Debugmode Wink was a great tool for self directed lightly interactive
presentations but it is getting long in the tooth, having trouble with large
resolution screens, and it doesn't seem to have a replacement waiting in the
wings.

These days I try to record when someone is showing something on zoom but the
other parties shoot me down without giving a reason.

The biggest challenge I've had is to get the other members of your team to
actually accept the need for documentation (heh all code should be self
documenting aka we should never write anything down, you are acting out to
write things down) and let you create, let alone use what you created or the
stretch goal of creating their own documents.

The number of excuses I've head re: we're getting rid of this system in 3-8
months, why document it for new people would be enough to make me a rich man.

I have not been able to convince my manager of the need for it so I content
myself to document things as I can fit it between tasks.

------
cborenstein
It sounds like you and your team are taking a great approach to knowledge
sharing. Thanks for sharing! The promotion requirements from the top
communicate that knowledge sharing matters. And the way your team shares
knowledge focuses on creating content people want. It's not just documenting
because you "should."

This is totally in-line with what I've learned about effective knowledge
sharing. People tend to ad-hoc share knowledge as needed instead of thoroughly
maintaining a wiki. This isn't bad. With ad-hoc sharing, like with your Loom
video, you have a clear recipient in mind. Your effort is valuable.
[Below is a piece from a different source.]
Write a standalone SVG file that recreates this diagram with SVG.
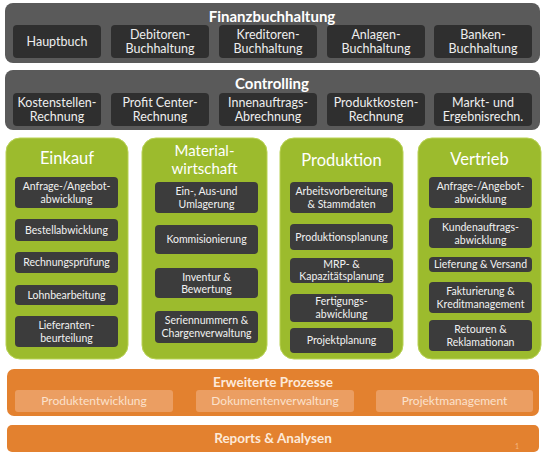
<svg xmlns="http://www.w3.org/2000/svg" width="546" height="457" viewBox="0 0 546 457">
<style>
text{font-family:Lato,"Open Sans","Liberation Sans",sans-serif;text-anchor:middle}
.gp{fill:#5a5a5a}
.gb{fill:#2f2f2f}
.gt{fill:#ffffff;font-size:15px;font-weight:bold}
.bt{fill:#eeeeee;font-size:12.5px}
.grp{fill:#9cbb2d;stroke:#b9d255;stroke-width:1}
.grb{fill:#3c3c3c}
.grt{fill:#ffffff;font-size:16.5px}
.st{fill:#f2f2f2;font-size:10.5px}
.op{fill:#e3812f}
.ob{fill:#eb9e62}
.ot{fill:#fde9d9;font-size:13.5px;font-weight:bold}
.obt{fill:#fbe1cc;font-size:12px}
</style>
<rect width="546" height="457" fill="#ffffff"/>

<g id="finanzbuchhaltung">
<rect class="gp" x="5" y="3" width="535" height="60" rx="8"/>
<text class="gt" x="272" y="22">Finanzbuchhaltung</text>
<rect class="gb" x="13" y="25" width="88" height="33" rx="4"/>
<text class="bt" x="57" y="46">Hauptbuch</text>
<rect class="gb" x="111" y="25" width="98" height="33" rx="4"/>
<text class="bt" x="160" y="39">Debitoren-</text><text class="bt" x="160" y="53">Buchhaltung</text>
<rect class="gb" x="219" y="25" width="98" height="33" rx="4"/>
<text class="bt" x="268" y="39">Kreditoren-</text><text class="bt" x="268" y="53">Buchhaltung</text>
<rect class="gb" x="327" y="25" width="98" height="33" rx="4"/>
<text class="bt" x="376" y="39">Anlagen-</text><text class="bt" x="376" y="53">Buchhaltung</text>
<rect class="gb" x="434" y="25" width="98" height="33" rx="4"/>
<text class="bt" x="483" y="39">Banken-</text><text class="bt" x="483" y="53">Buchhaltung</text>
</g>

<g id="controlling">
<rect class="gp" x="5" y="70" width="535" height="60" rx="8"/>
<text class="gt" x="272" y="89">Controlling</text>
<rect class="gb" x="13" y="93" width="88" height="33" rx="4"/>
<text class="bt" x="57" y="107">Kostenstellen-</text><text class="bt" x="57" y="121">Rechnung</text>
<rect class="gb" x="111" y="93" width="98" height="33" rx="4"/>
<text class="bt" x="160" y="107">Profit Center-</text><text class="bt" x="160" y="121">Rechnung</text>
<rect class="gb" x="219" y="93" width="98" height="33" rx="4"/>
<text class="bt" x="268" y="107">Innenauftrags-</text><text class="bt" x="268" y="121">Abrechnung</text>
<rect class="gb" x="327" y="93" width="98" height="33" rx="4"/>
<text class="bt" x="376" y="107">Produktkosten-</text><text class="bt" x="376" y="121">Rechnung</text>
<rect class="gb" x="434" y="93" width="98" height="33" rx="4"/>
<text class="bt" x="483" y="107">Markt- und</text><text class="bt" x="483" y="121">Ergebnisrechn.</text>
</g>

<g id="einkauf">
<rect class="grp" x="6" y="138" width="122" height="221" rx="14"/>
<text class="grt" x="67" y="164">Einkauf</text>
<rect class="grb" x="15" y="177" width="103" height="31" rx="4"/>
<text class="st" x="66.5" y="190">Anfrage-/Angebot-</text><text class="st" x="66.5" y="203">abwicklung</text>
<rect class="grb" x="15" y="219" width="103" height="22" rx="4"/>
<text class="st" x="66.5" y="234">Bestellabwicklung</text>
<rect class="grb" x="15" y="252" width="103" height="21" rx="4"/>
<text class="st" x="66.5" y="266">Rechnungsprüfung</text>
<rect class="grb" x="15" y="285" width="103" height="20" rx="4"/>
<text class="st" x="66.5" y="299">Lohnbearbeitung</text>
<rect class="grb" x="15" y="316" width="103" height="31" rx="4"/>
<text class="st" x="66.5" y="329">Lieferanten-</text><text class="st" x="66.5" y="342">beurteilung</text>
</g>

<g id="materialwirtschaft">
<rect class="grp" x="142" y="138" width="125" height="221" rx="14"/>
<text class="grt" x="204.5" y="156" style="font-size:15px">Material-</text>
<text class="grt" x="204.5" y="174" style="font-size:15px">wirtschaft</text>
<rect class="grb" x="155" y="182" width="103" height="31" rx="4"/>
<text class="st" x="206.5" y="195">Ein-, Aus-und</text><text class="st" x="206.5" y="208">Umlagerung</text>
<rect class="grb" x="155" y="225" width="103" height="29" rx="4"/>
<text class="st" x="206.5" y="243">Kommisionierung</text>
<rect class="grb" x="155" y="268" width="103" height="30" rx="4"/>
<text class="st" x="206.5" y="281">Inventur &amp;</text><text class="st" x="206.5" y="293">Bewertung</text>
<rect class="grb" x="155" y="311" width="103" height="32" rx="4"/>
<text class="st" x="206.5" y="324">Seriennummern  &amp;</text><text class="st" x="206.5" y="337">Chargenverwaltung</text>
</g>

<g id="produktion">
<rect class="grp" x="280" y="138" width="123" height="221" rx="14"/>
<text class="grt" x="341.5" y="166">Produktion</text>
<rect class="grb" x="290" y="182" width="103" height="31" rx="4"/>
<text class="st" x="341.5" y="195">Arbeitsvorbereitung</text><text class="st" x="341.5" y="208">&amp; Stammdaten</text>
<rect class="grb" x="290" y="224" width="103" height="26" rx="4"/>
<text class="st" x="341.5" y="241">Produktionsplanung</text>
<rect class="grb" x="290" y="258" width="103" height="25" rx="4"/>
<text class="st" x="341.5" y="268">MRP- &amp;</text><text class="st" x="341.5" y="280">Kapazitätsplanung</text>
<rect class="grb" x="290" y="294" width="103" height="28" rx="4"/>
<text class="st" x="341.5" y="305">Fertigungs-</text><text class="st" x="341.5" y="318">abwicklung</text>
<rect class="grb" x="290" y="328" width="103" height="25" rx="4"/>
<text class="st" x="341.5" y="344">Projektplanung</text>
</g>

<g id="vertrieb">
<rect class="grp" x="418" y="138" width="123" height="221" rx="14"/>
<text class="grt" x="479.5" y="165">Vertrieb</text>
<rect class="grb" x="429" y="177" width="103" height="31" rx="4"/>
<text class="st" x="480.5" y="190">Anfrage-/Angebot-</text><text class="st" x="480.5" y="203">abwicklung</text>
<rect class="grb" x="429" y="218" width="103" height="30" rx="4"/>
<text class="st" x="480.5" y="231">Kundenauftrags-</text><text class="st" x="480.5" y="244">abwicklung</text>
<rect class="grb" x="429" y="257" width="103" height="15" rx="4"/>
<text class="st" x="480.5" y="268">Lieferung &amp; Versand</text>
<rect class="grb" x="429" y="282" width="103" height="31" rx="4"/>
<text class="st" x="480.5" y="295">Fakturierung &amp;</text><text class="st" x="480.5" y="308">Kreditmanagement</text>
<rect class="grb" x="429" y="320" width="103" height="31" rx="4"/>
<text class="st" x="480.5" y="333">Retouren &amp;</text><text class="st" x="480.5" y="346">Reklamationan</text>
</g>

<g id="erweiterte-prozesse">
<rect class="op" x="7" y="369" width="532" height="47" rx="7"/>
<text class="ot" x="273" y="387">Erweiterte Prozesse</text>
<rect class="ob" x="15" y="390" width="158" height="22" rx="3"/>
<text class="obt" x="94" y="405">Produktentwicklung</text>
<rect class="ob" x="196" y="390" width="158" height="22" rx="3"/>
<text class="obt" x="275" y="405">Dokumentenverwaltung</text>
<rect class="ob" x="376" y="390" width="157" height="22" rx="3"/>
<text class="obt" x="454.5" y="405">Projektmanagement</text>
</g>

<g id="reports">
<rect class="op" x="7" y="425" width="532" height="27" rx="5"/>
<text class="ot" x="273" y="443">Reports &amp; Analysen</text>
<text x="517" y="449" style="fill:#f3b684;font-size:7px">1</text>
</g>

<g id="connectors"></g>
</svg>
(I'm building an app to help you keep your private notes better organized so
this ad-hoc sharing is easier. In bytebase.io you write your notes like you're
texting. "Texting" lets you be fast and messy. It also adds modularity to your
notes. Modular notes are easier to organize).

------
testcase_delta
Nice write-up. I second the endorsement of Loom. It's so much easier to record
your screen and talk then to type out an email and take screenshots.